Graphical Abstract - Multiplexed 3D atlas of state transitions and immune interactions in colorectal cancer

Curated Minerva Stories

Curated stories provide access to images that have undergone a quality control step to remove failed markers, ensure appropriate channel intensity settings, and provide metadata about the underlying sample and image. Click the Minerva story icon for an interactive view of the full-resolution images.

Ovarian cancer with metadata - LSP15343

Metastatic melanoma - 3D CyCIF - LSP22409

Melanoma in-situ with 3D imaging

Skin immune-mesenchymal interplay within tertiary lymphoid structures promotes autoimmune pathogenesis in hidradenitis suppurativa - LSP25086

Automated Minerva Stories

Automated Minerva stories provide a single, minimally-processed (Level 2 or 3) whole slide image with no annotation or analysis. Automated stories provide online viewing access to largely unprocessed image data. These stories can be made automatically as part of the MCMICRO pipeline.

Explore image data

PUBLIC ACCESS TO PRIMARY DATA

A key goal of the HTA is to provide access to primary data consistent with FAIR Principles. Data types with an available public repositories (i.e., transcriptomic data via GEO) are made available at the time of publication. For imaging data this remains a work in progress, as there is no funding-agnostic public repository available to accept whole slide tissue images.

All NCI Human Tumor Atlas Network data are released via the HTAN data portal. We are working to release datasets associated with other funding mechanisms via public repositories.

Most images and metadata are available in an AWS S3 bucket at a location specified for each paper’s data availability statement.
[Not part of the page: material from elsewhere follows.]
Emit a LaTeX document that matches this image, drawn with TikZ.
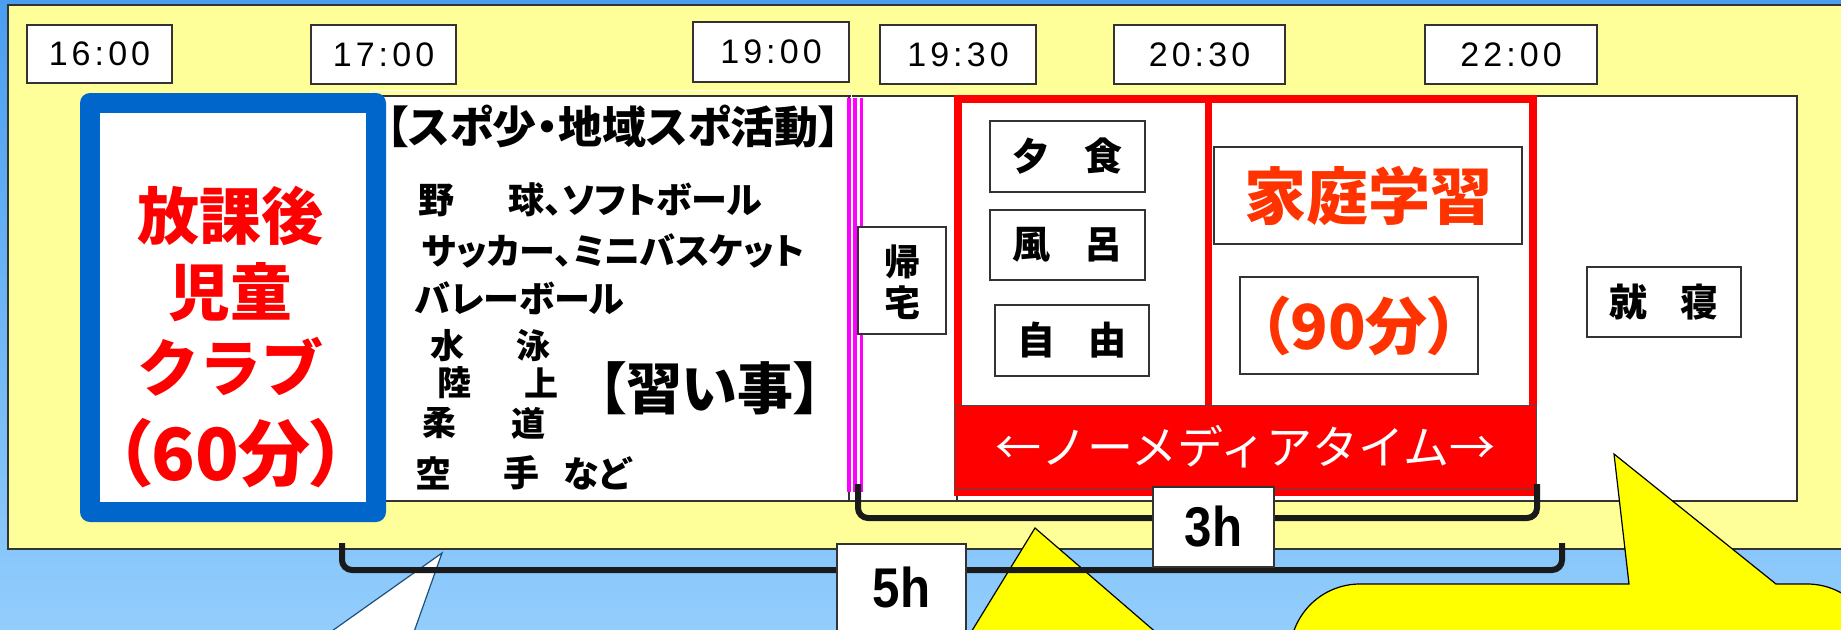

For up-to-date instructions on how to download image data found on this website, please visit our access instructions on Zenodo (DOI: 10.5281/zenodo.10223574). Email tissue-atlas(at)hms.harvard.edu if you have questions or experience issues.

Data Standards for Highly Multiplexed Tissue Images

We developed a standard for multiplexed tissue imaging called Minimum Information about highly multiplexed Tissue Imaging (MITI).

MITI Data Levels

MITI adopted the concept of Data Levels from dbGAP to manage image data and the corresponding spatial profiles. Higher data levels are more processed. See the MITI publication for additional details and background information.

Graphic showing how MITI data levels fit into image processing and analysis: 1) raw image tiles, 2) assembled multi-channel images, 3) quality controlled, assembled images and segmentation masks, 4) spatial features tables, 5) data models, annotated images, and Minerva stories. Click to enlarge.

Level 1: Raw Image Tiles

Whole slide imaging usually involves acquisition of ~100 to 1,000 individual image tiles, each collected from a different X and Y location.

Level 2: Assembled Images

Full-resolution images have undergone automated stitching, registration, illumination correction, background subtraction, intensity normalization, and have been stored in a standardized OME format.

To achieve this, Level 1 image tiles are combined at sub-pixel accuracy into a mosaic image in a process known as stitching. When high-plex images are assembled from multiple rounds of lower-plex imaging, it is also necessary to register channels to each other across imaging cycles and to correct for any unevenness in illumination (so-called flat fielding). Stitched and registered mosaics can be as large as 50,000 x 50,000 pixels x 100 channels, requiring ~500 GB of disk space.

Level 3: Image Assembly and Segmentation Masks

Level 3 data represent images that have been processed with some interpretive intent. Interpretive intent may include (i) full-resolution images following quality control or artifact removal, (ii) segmentation masks computed from such images, (iii) machine-generated spatial models, and (iv) images with human or machine-generated annotations. A primary goal of the Harvard Tissue Atlas is to distribute level 3 data.

Level 4: Spatial Features Tables

Level 4 data comprise features derived from level 3 images, most commonly single-cell features in “spatial feature tables” that describes marker intensities, cell coordinates, and other single-cell features.

Level 5: Higher Level Data Representations

Level 5 data includes results computed from spatial feature tables or primary images. This can include images presented in image viewers like Minerva.